(Stock Photo)

Stakeholders in the agricultural industry need to embrace technology, as a means of unearthing its full economic potential and ensuring its sustainability.

This view was expressed by Divisional Head of Agricultural Services at the Barbados Agricultural Development and Marketing Corporation (BADMC), Paul Waithe, as he addressed a farmers’ forum, held recently by the Corporation, at its Fairy Valley Plantation headquarters.

“I put it to you that a dollar invested in technological innovation in agriculture will lend tremendous benefit to the development of the economy in the future,” he said.

It was against this background that Mr. Waithe put forward a case for the modernisation of Barbados’ agricultural model.  He said, while there has been some movement in this direction, the process has been somewhat slow; as the cultivation of various crops “remains the same” as it was years ago.
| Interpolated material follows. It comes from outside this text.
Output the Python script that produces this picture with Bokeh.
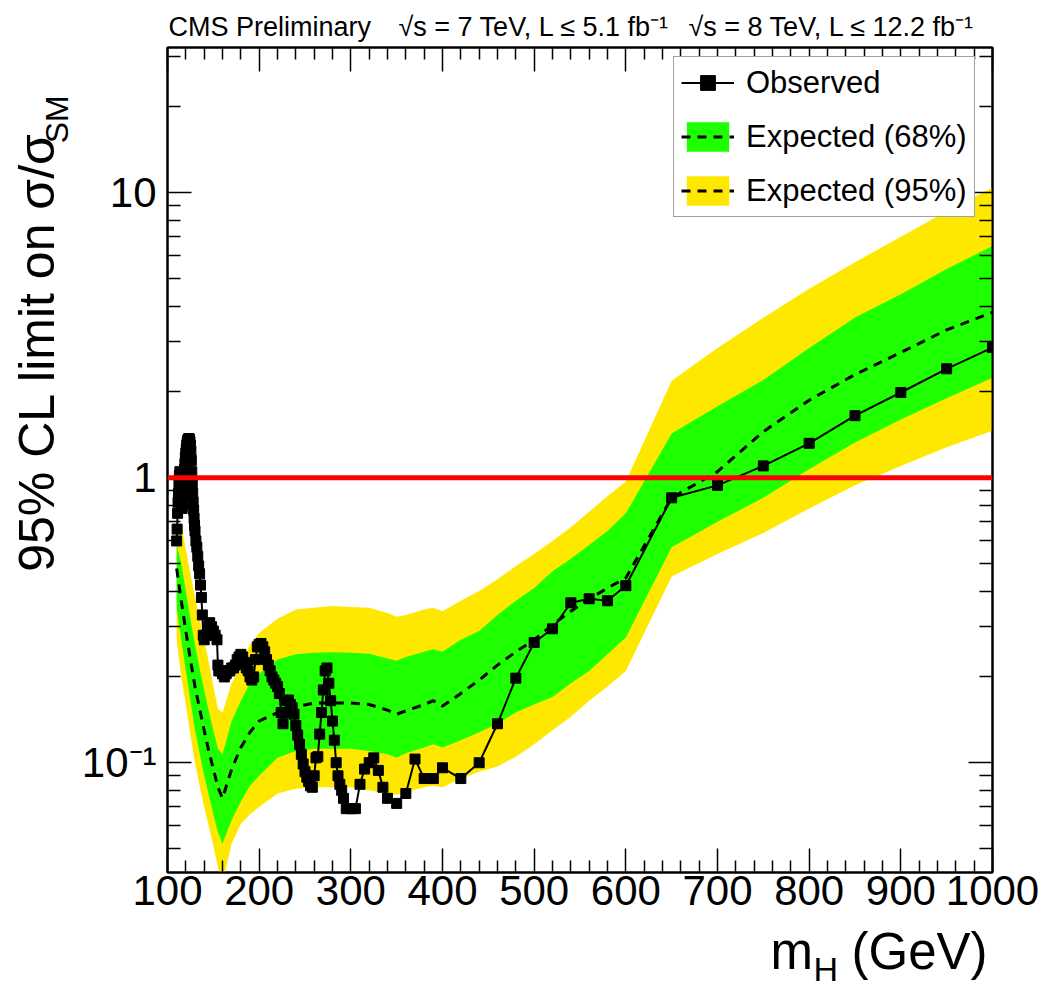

He therefore called on officials to view innovation within the industry similarly to that in other sectors, such as business.

“We already have agriculture occupying three-quarters of the land space in Barbados. We already have 400 years of know how and innovation. We already have significant human resource investment, or people who are agricultural practitioners, so we would develop a high tech agricultural industry that embraces our competitive advantage already, faster than we would adopting information technology as the leader of our economic thrust going forward, because we would lag behind Malaysia, the United States and other countries that have already embraced this as an industrial strategy,” he contended.
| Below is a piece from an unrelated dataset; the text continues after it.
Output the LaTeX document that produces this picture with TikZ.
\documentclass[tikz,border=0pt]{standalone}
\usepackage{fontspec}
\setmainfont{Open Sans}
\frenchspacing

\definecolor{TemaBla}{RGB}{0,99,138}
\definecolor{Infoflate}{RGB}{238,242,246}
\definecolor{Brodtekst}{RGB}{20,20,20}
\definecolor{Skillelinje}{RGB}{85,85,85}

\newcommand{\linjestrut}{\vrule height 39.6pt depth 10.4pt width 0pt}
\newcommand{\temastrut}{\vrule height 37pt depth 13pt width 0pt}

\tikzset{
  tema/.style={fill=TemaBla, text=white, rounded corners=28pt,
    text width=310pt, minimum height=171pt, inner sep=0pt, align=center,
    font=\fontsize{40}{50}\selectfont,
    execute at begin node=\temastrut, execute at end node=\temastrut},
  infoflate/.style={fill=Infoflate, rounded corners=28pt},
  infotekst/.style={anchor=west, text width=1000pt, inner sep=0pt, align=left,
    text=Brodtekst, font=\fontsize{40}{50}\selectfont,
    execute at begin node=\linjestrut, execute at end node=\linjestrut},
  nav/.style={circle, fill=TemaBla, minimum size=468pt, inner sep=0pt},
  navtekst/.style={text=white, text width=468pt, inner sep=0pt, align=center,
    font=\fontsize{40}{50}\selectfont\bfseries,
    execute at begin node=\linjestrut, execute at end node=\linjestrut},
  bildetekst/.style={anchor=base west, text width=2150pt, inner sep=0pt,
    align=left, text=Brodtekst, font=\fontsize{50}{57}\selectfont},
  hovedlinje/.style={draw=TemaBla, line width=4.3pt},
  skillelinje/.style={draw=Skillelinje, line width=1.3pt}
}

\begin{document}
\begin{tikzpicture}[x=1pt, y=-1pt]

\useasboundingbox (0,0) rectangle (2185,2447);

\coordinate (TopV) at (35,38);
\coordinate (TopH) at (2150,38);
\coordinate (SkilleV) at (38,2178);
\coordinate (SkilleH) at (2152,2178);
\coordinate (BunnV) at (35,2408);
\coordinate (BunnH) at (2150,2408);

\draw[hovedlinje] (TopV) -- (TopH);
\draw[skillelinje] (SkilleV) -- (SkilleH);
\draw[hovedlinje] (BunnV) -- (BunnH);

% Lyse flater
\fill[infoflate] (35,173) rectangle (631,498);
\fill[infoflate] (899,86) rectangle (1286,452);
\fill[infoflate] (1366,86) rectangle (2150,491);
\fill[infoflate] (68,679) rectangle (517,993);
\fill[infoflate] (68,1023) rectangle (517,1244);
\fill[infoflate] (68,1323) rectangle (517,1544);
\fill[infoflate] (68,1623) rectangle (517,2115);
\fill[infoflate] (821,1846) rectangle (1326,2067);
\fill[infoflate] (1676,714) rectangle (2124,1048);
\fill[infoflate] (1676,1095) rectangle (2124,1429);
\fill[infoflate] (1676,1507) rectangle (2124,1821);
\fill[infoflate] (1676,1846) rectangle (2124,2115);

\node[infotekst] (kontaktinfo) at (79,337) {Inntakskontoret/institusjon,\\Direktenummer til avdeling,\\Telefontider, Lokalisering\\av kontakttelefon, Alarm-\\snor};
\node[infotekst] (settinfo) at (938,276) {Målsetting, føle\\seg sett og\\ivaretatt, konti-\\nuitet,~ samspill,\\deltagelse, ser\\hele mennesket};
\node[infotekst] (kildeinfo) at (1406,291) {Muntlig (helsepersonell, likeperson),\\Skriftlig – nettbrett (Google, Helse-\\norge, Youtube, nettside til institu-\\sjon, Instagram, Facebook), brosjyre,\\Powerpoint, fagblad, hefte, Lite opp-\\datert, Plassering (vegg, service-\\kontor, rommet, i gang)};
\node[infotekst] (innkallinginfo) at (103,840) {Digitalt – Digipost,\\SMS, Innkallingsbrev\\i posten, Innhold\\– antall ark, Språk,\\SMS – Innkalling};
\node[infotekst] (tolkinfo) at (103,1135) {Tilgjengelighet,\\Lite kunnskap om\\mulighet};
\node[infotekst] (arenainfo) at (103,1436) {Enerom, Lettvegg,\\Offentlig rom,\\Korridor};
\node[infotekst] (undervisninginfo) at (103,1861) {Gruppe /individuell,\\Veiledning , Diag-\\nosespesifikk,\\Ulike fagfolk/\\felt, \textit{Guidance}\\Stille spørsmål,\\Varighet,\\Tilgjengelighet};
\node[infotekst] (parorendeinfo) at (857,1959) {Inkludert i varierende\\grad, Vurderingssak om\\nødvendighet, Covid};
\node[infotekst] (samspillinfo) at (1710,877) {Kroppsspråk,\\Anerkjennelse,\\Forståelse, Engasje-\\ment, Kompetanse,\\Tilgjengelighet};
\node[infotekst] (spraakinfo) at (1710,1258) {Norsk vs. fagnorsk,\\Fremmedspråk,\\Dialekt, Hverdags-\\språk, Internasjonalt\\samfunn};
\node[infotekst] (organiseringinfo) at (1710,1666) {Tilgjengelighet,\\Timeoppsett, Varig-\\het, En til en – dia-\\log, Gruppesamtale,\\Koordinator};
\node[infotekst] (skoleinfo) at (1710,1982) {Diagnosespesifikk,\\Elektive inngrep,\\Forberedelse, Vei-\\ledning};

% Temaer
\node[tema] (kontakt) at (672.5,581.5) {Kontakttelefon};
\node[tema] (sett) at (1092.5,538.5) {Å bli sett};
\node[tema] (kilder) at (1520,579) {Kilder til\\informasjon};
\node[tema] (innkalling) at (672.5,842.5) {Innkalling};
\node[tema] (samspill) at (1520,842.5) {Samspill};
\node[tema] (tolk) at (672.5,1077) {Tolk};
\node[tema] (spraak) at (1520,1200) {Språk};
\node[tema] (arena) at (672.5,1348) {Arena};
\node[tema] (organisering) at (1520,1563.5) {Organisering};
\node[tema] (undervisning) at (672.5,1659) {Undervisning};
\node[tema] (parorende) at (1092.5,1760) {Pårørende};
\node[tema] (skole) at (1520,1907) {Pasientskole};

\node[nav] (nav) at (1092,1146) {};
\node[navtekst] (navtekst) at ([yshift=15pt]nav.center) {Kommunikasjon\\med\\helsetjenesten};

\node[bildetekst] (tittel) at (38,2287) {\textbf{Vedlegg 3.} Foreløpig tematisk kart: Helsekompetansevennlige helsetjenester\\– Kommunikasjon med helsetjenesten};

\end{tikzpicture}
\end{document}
Mr. Waithe also called on people to see the value of the sector and what he viewed as Barbados’ “competitive advantage”. Using the cultivation of sweet potatoes as an example, he expressed confidence in Barbados’ ability to have a strong presence in the export market, as he pointed out that not only have we grown them for centuries, but have also developed varieties of the crop.
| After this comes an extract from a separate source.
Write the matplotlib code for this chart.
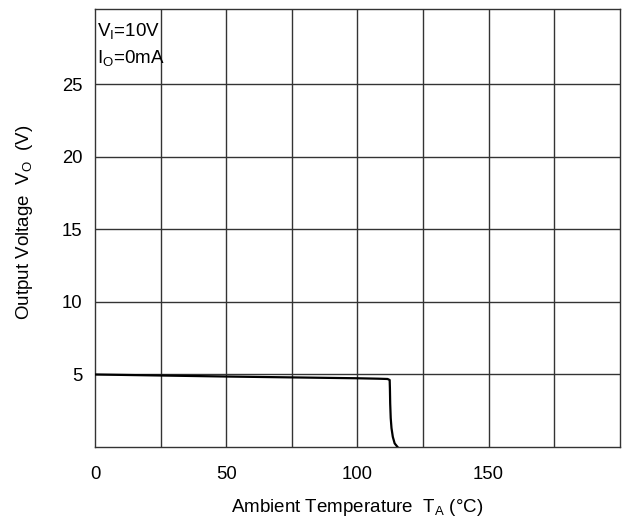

In addition, the BADMC official highlighted the need for a change in mindset when it comes to agriculture in Barbados.

“What I think needs to change, though, is our language. We need to stamp out the mediocrity and the mendicants when it speaks to agriculture…. We need to have for ourselves, before others recognise what we are doing in agriculture, high standards,” Mr. Waithe concluded, pointing out that BADMC’s Pack House would play a key role in ensuring that the farmers produce high-quality crops.